▸ **What you will do**:
Your task is to output the listing word for word, with pictures excluded.

▸ **Supplied information**:
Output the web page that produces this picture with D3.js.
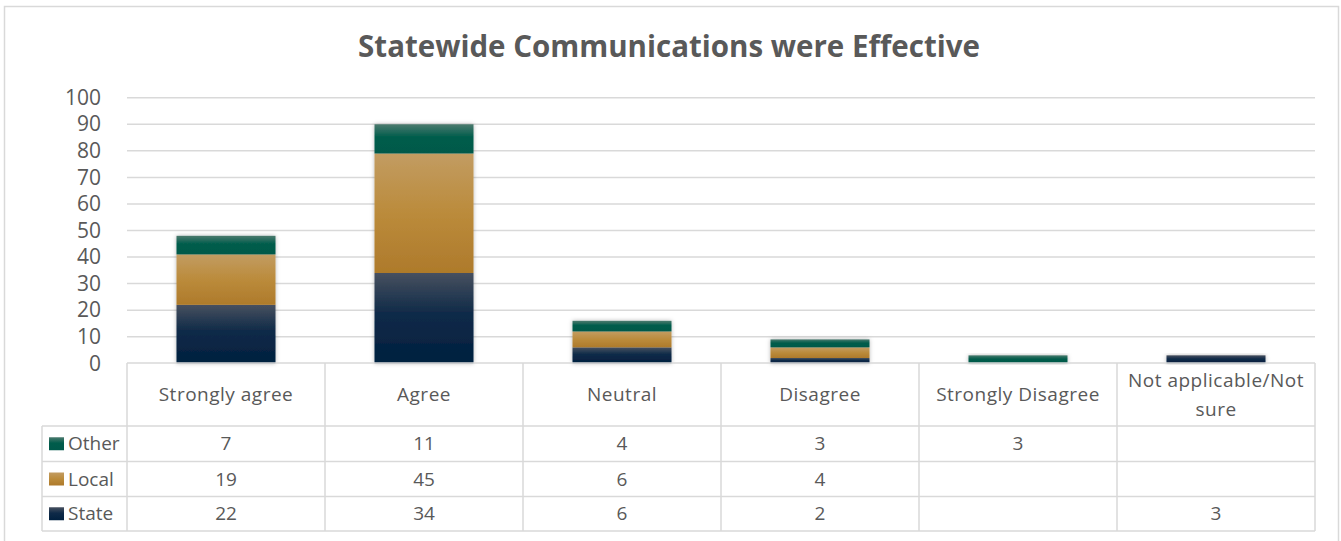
<!DOCTYPE html>
<html>
<head>
<meta charset="utf-8">
<script src="https://cdn.jsdelivr.net/npm/d3@7"></script>
<style>
  body { margin: 0; background: #fff; }
  svg { display: block; }
</style>
</head>
<body>
<svg id="chart" width="1341" height="541"></svg>
<script>
// Survey responses by respondent group
const categories = ["Strongly agree", "Agree", "Neutral", "Disagree", "Strongly Disagree", "Not applicable/Not sure"];
const seriesKeys = ["State", "Local", "Other"];
const stateValues = [22, 34, 6, 2, null, 3];
const localValues = [19, 45, 6, 4, null, null];
const otherValues = [7, 11, 4, 3, 3, null];
const yTickValues = [0, 10, 20, 30, 40, 50, 60, 70, 80, 90, 100];
const titleText = "Statewide Communications were Effective";

const seriesValues = { State: stateValues, Local: localValues, Other: otherValues };
const tableRows = ["Other", "Local", "State"];

const gradientStops = {
  State: [["0%", "#47505f"], ["45%", "#0f2a48"], ["100%", "#01203f"]],
  Local: [["0%", "#c29c62"], ["50%", "#bb8b3b"], ["100%", "#ae7a2b"]],
  Other: [["0%", "#4b7a6e"], ["45%", "#005c4b"], ["100%", "#00594a"]]
};

const svg = d3.select("#chart");
const textColor = "#595959";
const lineColor = "#d9d9d9";
const font = "'Open Sans', 'DejaVu Sans', sans-serif";

// Outer chart frame
svg.append("rect")
  .attr("x", 4.5).attr("y", 6.5).attr("width", 1334).attr("height", 545)
  .attr("fill", "#fff").attr("stroke", lineColor).attr("stroke-width", 1.5);

const defs = svg.append("defs");
seriesKeys.forEach(k => {
  const g = defs.append("linearGradient").attr("id", "grad-" + k)
    .attr("x1", 0).attr("y1", 0).attr("x2", 0).attr("y2", 1);
  gradientStops[k].forEach(([o, c]) => g.append("stop").attr("offset", o).attr("stop-color", c));
});
const shadow = defs.append("filter").attr("id", "barShadow")
  .attr("x", "-20%").attr("y", "-20%").attr("width", "140%").attr("height", "140%");
shadow.append("feDropShadow").attr("dx", 0).attr("dy", 0).attr("stdDeviation", 2.2)
  .attr("flood-color", "#000").attr("flood-opacity", 0.28);

// Scales
const x = d3.scaleBand().domain(categories).range([127, 1315]).paddingInner(0).paddingOuter(0);
const y = d3.scaleLinear().domain([0, 100]).range([363.3, 97.7]);

// Title
svg.append("text")
  .attr("x", 669).attr("y", 57)
  .attr("text-anchor", "middle")
  .attr("font-family", font).attr("font-weight", 700).attr("font-size", 29.5)
  .attr("fill", textColor)
  .text(titleText);

// Gridlines
svg.append("g").selectAll("line")
  .data(yTickValues.filter(v => v > 0))
  .join("line")
  .attr("x1", 127).attr("x2", 1315)
  .attr("y1", d => y(d)).attr("y2", d => y(d))
  .attr("stroke", lineColor).attr("stroke-width", 1.5);

// Y axis labels
const yAxis = svg.append("g")
  .attr("transform", "translate(127,0)")
  .call(d3.axisLeft(y).tickValues(yTickValues).tickSize(0).tickPadding(26));
yAxis.select(".domain").remove();
yAxis.selectAll("text")
  .attr("font-family", font).attr("font-size", 21).attr("fill", textColor);

// Stacked bars
const rows = categories.map((c, i) => {
  const r = { category: c };
  seriesKeys.forEach(k => r[k] = seriesValues[k][i] || 0);
  return r;
});
const stacked = d3.stack().keys(seriesKeys)(rows);
const barW = x.bandwidth() * 0.5;

const barGroups = svg.append("g").selectAll("g.bar")
  .data(rows)
  .join("g")
  .attr("class", "bar")
  .attr("filter", "url(#barShadow)");

barGroups.each(function (row, i) {
  const g = d3.select(this);
  stacked.forEach(layer => {
    const seg = layer[i];
    if (seg[1] - seg[0] <= 0) return;
    g.append("rect")
      .attr("x", x(row.category) + (x.bandwidth() - barW) / 2)
      .attr("width", barW)
      .attr("y", y(seg[1]))
      .attr("height", y(seg[0]) - y(seg[1]))
      .attr("fill", "url(#grad-" + layer.key + ")");
  });
});

// Data table
const headerTop = 363, headerBottom = 426;
const rowBounds = [426, 461.5, 496.5, 531];
const legendLeft = 42;
const table = svg.append("g");

table.append("line")
  .attr("x1", 127).attr("x2", 1315).attr("y1", headerTop).attr("y2", headerTop)
  .attr("stroke", lineColor).attr("stroke-width", 1.5);
rowBounds.forEach(yy => {
  table.append("line")
    .attr("x1", legendLeft).attr("x2", 1315).attr("y1", yy).attr("y2", yy)
    .attr("stroke", lineColor).attr("stroke-width", 1.5);
});
const colEdges = categories.map(c => x(c)).concat([x.range()[1]]);
colEdges.forEach(xx => {
  table.append("line")
    .attr("x1", xx).attr("x2", xx).attr("y1", headerTop).attr("y2", rowBounds[3])
    .attr("stroke", lineColor).attr("stroke-width", 1.5);
});
table.append("line")
  .attr("x1", legendLeft).attr("x2", legendLeft).attr("y1", rowBounds[0]).attr("y2", rowBounds[3])
  .attr("stroke", lineColor).attr("stroke-width", 1.5);

// Header labels, wrapped to the column width
const lineHeight = 29;
categories.forEach(c => {
  const cx = x(c) + x.bandwidth() / 2;
  const t = table.append("text")
    .attr("x", cx)
    .attr("text-anchor", "middle")
    .attr("font-family", font).attr("font-size", 19).attr("letter-spacing", 0.5)
    .attr("fill", textColor);
  const words = c.split(" ");
  const lines = [];
  let current = [];
  const probe = t.append("tspan");
  words.forEach(w => {
    const trial = current.concat([w]).join(" ");
    probe.text(trial);
    if (probe.node().getComputedTextLength() > x.bandwidth() - 12 && current.length) {
      lines.push(current.join(" "));
      current = [w];
    } else {
      current.push(w);
    }
  });
  lines.push(current.join(" "));
  probe.remove();
  const mid = (headerTop + headerBottom) / 2;
  const first = mid - (lines.length - 1) * lineHeight / 2;
  lines.forEach((ln, j) => {
    t.append("tspan").attr("x", cx).attr("y", first + j * lineHeight)
      .attr("dy", "0.35em").text(ln);
  });
});

// Row legend keys and values
tableRows.forEach((k, r) => {
  const cy = (rowBounds[r] + rowBounds[r + 1]) / 2;
  table.append("rect")
    .attr("x", 49).attr("y", cy - 6.5).attr("width", 15).attr("height", 13)
    .attr("fill", "url(#grad-" + k + ")");
  table.append("text")
    .attr("x", 68).attr("y", cy).attr("dy", "0.35em")
    .attr("font-family", font).attr("font-size", 19).attr("fill", textColor)
    .text(k);
  seriesValues[k].forEach((v, i) => {
    if (v == null) return;
    table.append("text")
      .attr("x", x(categories[i]) + x.bandwidth() / 2).attr("y", cy).attr("dy", "0.35em")
      .attr("text-anchor", "middle")
      .attr("font-family", font).attr("font-size", 19).attr("fill", textColor)
      .text(v);
  });
});
</script>
</body>
</html>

▸ **Worked answer**:
Output the web page that produces this picture with D3.js.
<!DOCTYPE html>
<html>
<head>
<meta charset="utf-8">
<script src="https://cdn.jsdelivr.net/npm/d3@7"></script>
<style>
  body { margin: 0; background: #fff; }
  svg { display: block; }
</style>
</head>
<body>
<svg id="chart" width="1341" height="541"></svg>
<script>
// Survey responses by respondent group
const categories = ["Strongly agree", "Agree", "Neutral", "Disagree", "Strongly Disagree", "Not applicable/Not sure"];
const seriesKeys = ["State", "Local", "Other"];
const stateValues = [22, 34, 6, 2, null, 3];
const localValues = [19, 45, 6, 4, null, null];
const otherValues = [7, 11, 4, 3, 3, null];
const yTickValues = [0, 10, 20, 30, 40, 50, 60, 70, 80, 90, 100];
const titleText = "Statewide Communications were Effective";

const seriesValues = { State: stateValues, Local: localValues, Other: otherValues };
const tableRows = ["Other", "Local", "State"];

const gradientStops = {
  State: [["0%", "#47505f"], ["45%", "#0f2a48"], ["100%", "#01203f"]],
  Local: [["0%", "#c29c62"], ["50%", "#bb8b3b"], ["100%", "#ae7a2b"]],
  Other: [["0%", "#4b7a6e"], ["45%", "#005c4b"], ["100%", "#00594a"]]
};

const svg = d3.select("#chart");
const textColor = "#595959";
const lineColor = "#d9d9d9";
const font = "'Open Sans', 'DejaVu Sans', sans-serif";

// Outer chart frame
svg.append("rect")
  .attr("x", 4.5).attr("y", 6.5).attr("width", 1334).attr("height", 545)
  .attr("fill", "#fff").attr("stroke", lineColor).attr("stroke-width", 1.5);

const defs = svg.append("defs");
seriesKeys.forEach(k => {
  const g = defs.append("linearGradient").attr("id", "grad-" + k)
    .attr("x1", 0).attr("y1", 0).attr("x2", 0).attr("y2", 1);
  gradientStops[k].forEach(([o, c]) => g.append("stop").attr("offset", o).attr("stop-color", c));
});
const shadow = defs.append("filter").attr("id", "barShadow")
  .attr("x", "-20%").attr("y", "-20%").attr("width", "140%").attr("height", "140%");
shadow.append("feDropShadow").attr("dx", 0).attr("dy", 0).attr("stdDeviation", 2.2)
  .attr("flood-color", "#000").attr("flood-opacity", 0.28);

// Scales
const x = d3.scaleBand().domain(categories).range([127, 1315]).paddingInner(0).paddingOuter(0);
const y = d3.scaleLinear().domain([0, 100]).range([363.3, 97.7]);

// Title
svg.append("text")
  .attr("x", 669).attr("y", 57)
  .attr("text-anchor", "middle")
  .attr("font-family", font).attr("font-weight", 700).attr("font-size", 29.5)
  .attr("fill", textColor)
  .text(titleText);

// Gridlines
svg.append("g").selectAll("line")
  .data(yTickValues.filter(v => v > 0))
  .join("line")
  .attr("x1", 127).attr("x2", 1315)
  .attr("y1", d => y(d)).attr("y2", d => y(d))
  .attr("stroke", lineColor).attr("stroke-width", 1.5);

// Y axis labels
const yAxis = svg.append("g")
  .attr("transform", "translate(127,0)")
  .call(d3.axisLeft(y).tickValues(yTickValues).tickSize(0).tickPadding(26));
yAxis.select(".domain").remove();
yAxis.selectAll("text")
  .attr("font-family", font).attr("font-size", 21).attr("fill", textColor);

// Stacked bars
const rows = categories.map((c, i) => {
  const r = { category: c };
  seriesKeys.forEach(k => r[k] = seriesValues[k][i] || 0);
  return r;
});
const stacked = d3.stack().keys(seriesKeys)(rows);
const barW = x.bandwidth() * 0.5;

const barGroups = svg.append("g").selectAll("g.bar")
  .data(rows)
  .join("g")
  .attr("class", "bar")
  .attr("filter", "url(#barShadow)");

barGroups.each(function (row, i) {
  const g = d3.select(this);
  stacked.forEach(layer => {
    const seg = layer[i];
    if (seg[1] - seg[0] <= 0) return;
    g.append("rect")
      .attr("x", x(row.category) + (x.bandwidth() - barW) / 2)
      .attr("width", barW)
      .attr("y", y(seg[1]))
      .attr("height", y(seg[0]) - y(seg[1]))
      .attr("fill", "url(#grad-" + layer.key + ")");
  });
});

// Data table
const headerTop = 363, headerBottom = 426;
const rowBounds = [426, 461.5, 496.5, 531];
const legendLeft = 42;
const table = svg.append("g");

table.append("line")
  .attr("x1", 127).attr("x2", 1315).attr("y1", headerTop).attr("y2", headerTop)
  .attr("stroke", lineColor).attr("stroke-width", 1.5);
rowBounds.forEach(yy => {
  table.append("line")
    .attr("x1", legendLeft).attr("x2", 1315).attr("y1", yy).attr("y2", yy)
    .attr("stroke", lineColor).attr("stroke-width", 1.5);
});
const colEdges = categories.map(c => x(c)).concat([x.range()[1]]);
colEdges.forEach(xx => {
  table.append("line")
    .attr("x1", xx).attr("x2", xx).attr("y1", headerTop).attr("y2", rowBounds[3])
    .attr("stroke", lineColor).attr("stroke-width", 1.5);
});
table.append("line")
  .attr("x1", legendLeft).attr("x2", legendLeft).attr("y1", rowBounds[0]).attr("y2", rowBounds[3])
  .attr("stroke", lineColor).attr("stroke-width", 1.5);

// Header labels, wrapped to the column width
const lineHeight = 29;
categories.forEach(c => {
  const cx = x(c) + x.bandwidth() / 2;
  const t = table.append("text")
    .attr("x", cx)
    .attr("text-anchor", "middle")
    .attr("font-family", font).attr("font-size", 19).attr("letter-spacing", 0.5)
    .attr("fill", textColor);
  const words = c.split(" ");
  const lines = [];
  let current = [];
  const probe = t.append("tspan");
  words.forEach(w => {
    const trial = current.concat([w]).join(" ");
    probe.text(trial);
    if (probe.node().getComputedTextLength() > x.bandwidth() - 12 && current.length) {
      lines.push(current.join(" "));
      current = [w];
    } else {
      current.push(w);
    }
  });
  lines.push(current.join(" "));
  probe.remove();
  const mid = (headerTop + headerBottom) / 2;
  const first = mid - (lines.length - 1) * lineHeight / 2;
  lines.forEach((ln, j) => {
    t.append("tspan").attr("x", cx).attr("y", first + j * lineHeight)
      .attr("dy", "0.35em").text(ln);
  });
});

// Row legend keys and values
tableRows.forEach((k, r) => {
  const cy = (rowBounds[r] + rowBounds[r + 1]) / 2;
  table.append("rect")
    .attr("x", 49).attr("y", cy - 6.5).attr("width", 15).attr("height", 13)
    .attr("fill", "url(#grad-" + k + ")");
  table.append("text")
    .attr("x", 68).attr("y", cy).attr("dy", "0.35em")
    .attr("font-family", font).attr("font-size", 19).attr("fill", textColor)
    .text(k);
  seriesValues[k].forEach((v, i) => {
    if (v == null) return;
    table.append("text")
      .attr("x", x(categories[i]) + x.bandwidth() / 2).attr("y", cy).attr("dy", "0.35em")
      .attr("text-anchor", "middle")
      .attr("font-family", font).attr("font-size", 19).attr("fill", textColor)
      .text(v);
  });
});
</script>
</body>
</html>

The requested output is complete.